7. The acts and practices set forth in paragraph 5, supra, of these conclusions of law are illegal and in violation of section 3 of the Unfair Trade Practices and Consumer Protection Law of December 17, 1968, P.L. 1224, 73 P.S. §201-3.
8. This court has the power and authority by injunction to restrain and prevent violations of said act by virtue of section 4 thereof.
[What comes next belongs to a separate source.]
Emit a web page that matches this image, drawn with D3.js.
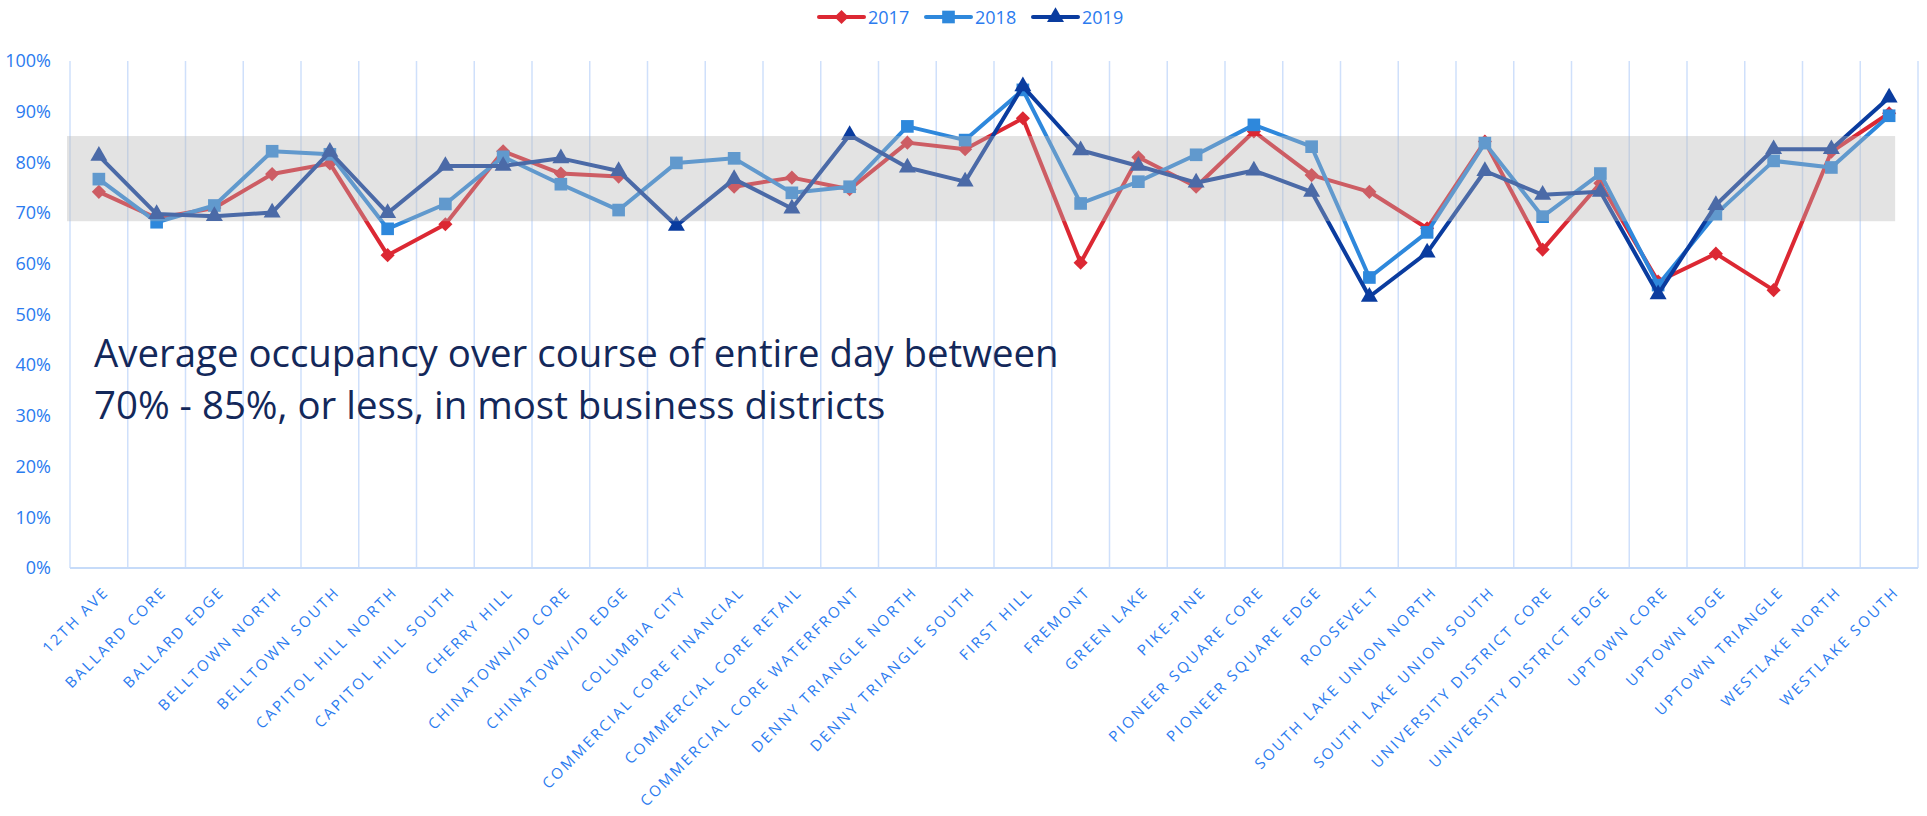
<!DOCTYPE html>
<html>
<head>
<meta charset="utf-8">
<script src="https://d3js.org/d3.v7.min.js"></script>
<style>
  body { margin: 0; background: #fff; }
  svg { display: block; font-family: "Open Sans", sans-serif; }
</style>
</head>
<body>
<svg width="1927" height="816"></svg>
<script>
// business districts on the x axis
const districts = ["12TH AVE", "BALLARD CORE", "BALLARD EDGE", "BELLTOWN NORTH", "BELLTOWN SOUTH",
  "CAPITOL HILL NORTH", "CAPITOL HILL SOUTH", "CHERRY HILL", "CHINATOWN/ID CORE", "CHINATOWN/ID EDGE",
  "COLUMBIA CITY", "COMMERCIAL CORE FINANCIAL", "COMMERCIAL CORE RETAIL", "COMMERCIAL CORE WATERFRONT",
  "DENNY TRIANGLE NORTH", "DENNY TRIANGLE SOUTH", "FIRST HILL", "FREMONT", "GREEN LAKE", "PIKE-PINE",
  "PIONEER SQUARE CORE", "PIONEER SQUARE EDGE", "ROOSEVELT", "SOUTH LAKE UNION NORTH",
  "SOUTH LAKE UNION SOUTH", "UNIVERSITY DISTRICT CORE", "UNIVERSITY DISTRICT EDGE", "UPTOWN CORE",
  "UPTOWN EDGE", "UPTOWN TRIANGLE", "WESTLAKE NORTH", "WESTLAKE SOUTH"];

// average occupancy, percent (null = no count that year)
const occ2017 = [74.2, 69.0, 71.0, 77.7, 79.8, 61.7, 67.8, 82.2, 77.8, 77.2, null, 75.2, 77.0, 74.7, 83.9, 82.6,
  88.7, 60.2, 81.0, 75.2, 86.1, 77.5, 74.2, 67.0, 84.1, 62.8, 75.9, 56.5, 62.0, 54.8, 82.1, 89.7];
const occ2018 = [76.7, 68.2, 71.5, 82.2, 81.6, 66.9, 71.8, 81.1, 75.7, 70.6, 79.9, 80.8, 74.0, 75.2, 87.1, 84.4,
  94.3, 71.9, 76.2, 81.5, 87.4, 83.1, 57.3, 66.2, 83.8, 69.3, 77.8, 55.8, 69.8, 80.3, 79.0, 89.2];
const occ2019 = [81.3, 69.8, 69.4, 70.1, 82.1, 70.0, 79.3, 79.3, 80.8, 78.3, 67.5, 76.7, 70.9, 85.4, 79.0, 76.2,
  95.0, 82.4, 79.3, 76.0, 78.4, 74.2, 53.5, 62.2, 78.3, 73.6, 74.2, 54.0, 71.6, 82.6, 82.6, 92.8];

const years = ["2017", "2018", "2019"];
const yTicks = [0, 10, 20, 30, 40, 50, 60, 70, 80, 90, 100];
const targetBand = [68.4, 85.2];
const note = ["Average occupancy over course of entire day between",
  "70% - 85%, or less, in most business districts"];

let series = [
  {name: years[0], values: occ2017, color: "#dc2833", shape: "diamond"},
  {name: years[1], values: occ2018, color: "#2e88dc", shape: "square"},
  {name: years[2], values: occ2019, color: "#0a3c9f", shape: "triangle"}
];

let svg = d3.select("svg"),
    margin = {top: 61, right: 9, bottom: 248, left: 70},
    width = +svg.attr("width") - margin.left - margin.right,
    height = +svg.attr("height") - margin.top - margin.bottom;

let x = d3.scaleBand().domain(districts).range([0, width]),
    y = d3.scaleLinear().domain([0, 100]).range([height, 0]);
let cx = (i) => x(districts[i]) + x.bandwidth() / 2;

let tickColor = "#2b7bef",
    gridColor = "#cfe0fb";

let g = svg.append("g")
    .attr("transform", "translate(" + margin.left + "," + margin.top + ")");

// vertical category gridlines
let edges = districts.map((d) => x(d)).concat([width]);
g.selectAll(".grid")
  .data(edges)
  .enter().append("line")
    .attr("class", "grid")
    .attr("x1", (d) => d).attr("x2", (d) => d)
    .attr("y1", 0).attr("y2", height)
    .attr("stroke", gridColor)
    .attr("stroke-width", 1.5);

g.append("line")
    .attr("x1", 0).attr("x2", width)
    .attr("y1", height).attr("y2", height)
    .attr("stroke", "#c6dbf9")
    .attr("stroke-width", 2);

// y axis, labels only
let yAxis = g.append("g")
    .call(d3.axisLeft(y).tickValues(yTicks).tickFormat((d) => d + "%").tickSize(0).tickPadding(19));
yAxis.select(".domain").remove();
yAxis.selectAll("text")
    .attr("fill", tickColor)
    .style("font-size", "18px")
    .style("font-family", "'Open Sans', sans-serif");

// x axis, rotated labels
let xAxis = g.append("g")
    .attr("transform", "translate(0," + height + ")")
    .call(d3.axisBottom(x).tickSize(0));
xAxis.select(".domain").remove();
xAxis.selectAll("text")
    .attr("x", 0).attr("y", 0).attr("dy", 0)
    .attr("text-anchor", "end")
    .attr("transform", "translate(11,25) rotate(-45)")
    .attr("fill", tickColor)
    .style("font-size", "15px")
    .style("letter-spacing", "2.4px")
    .style("font-family", "'Open Sans', sans-serif");

// the lines and markers
let line = d3.line()
    .defined((d) => d != null)
    .x((d, i) => cx(i))
    .y((d) => y(d));

let symbols = {
  diamond: d3.symbol().type(d3.symbolSquare).size(100),
  square: d3.symbol().type(d3.symbolSquare).size(160),
  triangle: d3.symbol().type(d3.symbolTriangle).size(125)
};

series.forEach((s) => {
  g.append("path")
      .datum(s.values)
      .attr("fill", "none")
      .attr("stroke", s.color)
      .attr("stroke-width", 4)
      .attr("stroke-linejoin", "round")
      .attr("d", line);

  g.selectAll(".pt-" + s.name)
    .data(s.values.map((v, i) => ({v: v, i: i})).filter((d) => d.v != null))
    .enter().append("path")
      .attr("class", "pt-" + s.name)
      .attr("d", symbols[s.shape]())
      .attr("fill", s.color)
      .attr("transform", (d) => "translate(" + cx(d.i) + "," + y(d.v) + ")" + (s.shape == "diamond" ? " rotate(45)" : ""));
});

// grey target band laid over the lines
g.append("rect")
    .attr("x", -3)
    .attr("width", cx(districts.length - 1) + 6 - (-3))
    .attr("y", y(targetBand[1]))
    .attr("height", y(targetBand[0]) - y(targetBand[1]))
    .attr("fill", "#b5b5b5")
    .attr("fill-opacity", 0.38);

// note text
let noteText = svg.append("g");
note.forEach((t, k) => {
  noteText.append("text")
      .attr("x", 94)
      .attr("y", 367 + k * 52)
      .attr("fill", "#13285a")
      .style("font-size", "40px")
      .text(t);
});
// fit the first line to the width seen in the picture
let w0 = noteText.select("text").node().getComputedTextLength();
noteText.selectAll("text").style("font-size", (40 * 965 / w0) + "px");

// legend
let legend = svg.append("g");
series.forEach((s, k) => {
  let lx = 819 + k * 107;
  let item = legend.append("g").attr("transform", "translate(" + lx + ",17)");
  item.append("line")
      .attr("x1", 0).attr("x2", 45)
      .attr("stroke", s.color)
      .attr("stroke-width", 4)
      .attr("stroke-linecap", "round");
  item.append("path")
      .attr("d", symbols[s.shape]())
      .attr("fill", s.color)
      .attr("transform", "translate(22.5,0)" + (s.shape == "diamond" ? " rotate(45)" : ""));
  item.append("text")
      .attr("x", 49)
      .attr("y", 6.5)
      .attr("fill", tickColor)
      .style("font-size", "18px")
      .text(s.name);
});
</script>
</body>
</html>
And now, September 25, 1974, it is ordered and decreed that defendants, Morris D. Armstrong, individually and as trustee for The M. D. Armstrong Society, and The M. D. Armstrong Society, their successors, agents, employes, representatives, and all persons acting on their behalf, directly or through any corporate or other device are permanently enjoined from:
*5851. Conducting any business under the name “The M. D. Armstrong Society” or any other fictitious or assumed name until such time as defendants are in compliance with the Fictitious Names Act, supra, 54 P.S. §28.1; and
2. Promoting and/or operating the professional borrowers program, as set forth in plaintiffs complaint, and shall not hereinafter operate said program in any manner whatsoever or any substantially similar program under the name The M. D. Armstrong Society or any other name; provided, however, that nothing herein shall prohibit defendants from refunding any and all moneys paid to defendants by any individual member in the society; and
3. Mailing or otherwise distributing from or within the Commonwealth those documents attached to plaintiffs complaint and identified therein as exhibits “A” through “E” inclusive; and
4. Advertising for or otherwise requesting any deposit, membership fee or other thing of value from any person as payment for membership in any organization or for the purchase or lease of any product, service or other thing of value, without clearly, conspicuously and truthfully disclosing in close proximity to said offer, and prior to the payment of anything of value to defendants, all of the material terms, conditions and obligations associated with said membership, lease and/or purchase; and
5. Advertising or otherwise representing that anything is free, singularly or in conjunction with the payment of anything of value, without in close proximity to said offer and prior to the payment of anything of value to defendants, conspicuously, clearly, fully and truthfully disclosing all of the *586material terms and conditions associated with said offer; and
6. Advertising or otherwise representing directly or indirectly that defendants’ guarantee any rate of return, interest and/or profit on any investment, deposit or other thing of value and thereafter failing to provide said return, interest and/or profit, or otherwise advertising any said or similar guarantee, unless performance of said guarantee is secured by a guaranteed bond of some third party acceptable as a surety by the Prothonotary of Common Pleas Court (Philadelphia County), non-risk securities or other similar collateral held in escrow, or other substantially similar collateral such as would insure defendants’ performance of any said guarantee; and
7. Advertising or otherwise misrepresenting, directly or indirectly, that defendants’ materials are copyrighted or otherwise misrepresenting any sponsorship, approval or certification.
It is further ordered that defendants are to forthwith send a copy of this order to each member of the society’s professional borrowers program.
It is further decreed that jurisdiction over defendants is retained for the purpose of enforcing this order, including the assessment of civil penalties as provided for in section 8 of the Unfair Trade Practices and Consumer Protection Law of December 17, 1968, P.L. 1224, 73P.S. §201-8, and any other remedy which may be appropriate and proper.
The prothonotary is directed forthwith to enter this decree and give notice thereof to all parties of record and their counsel. If no exceptions are filed thereto within 20 days after notice, a final decree shall be entered as of course by the prothonotary.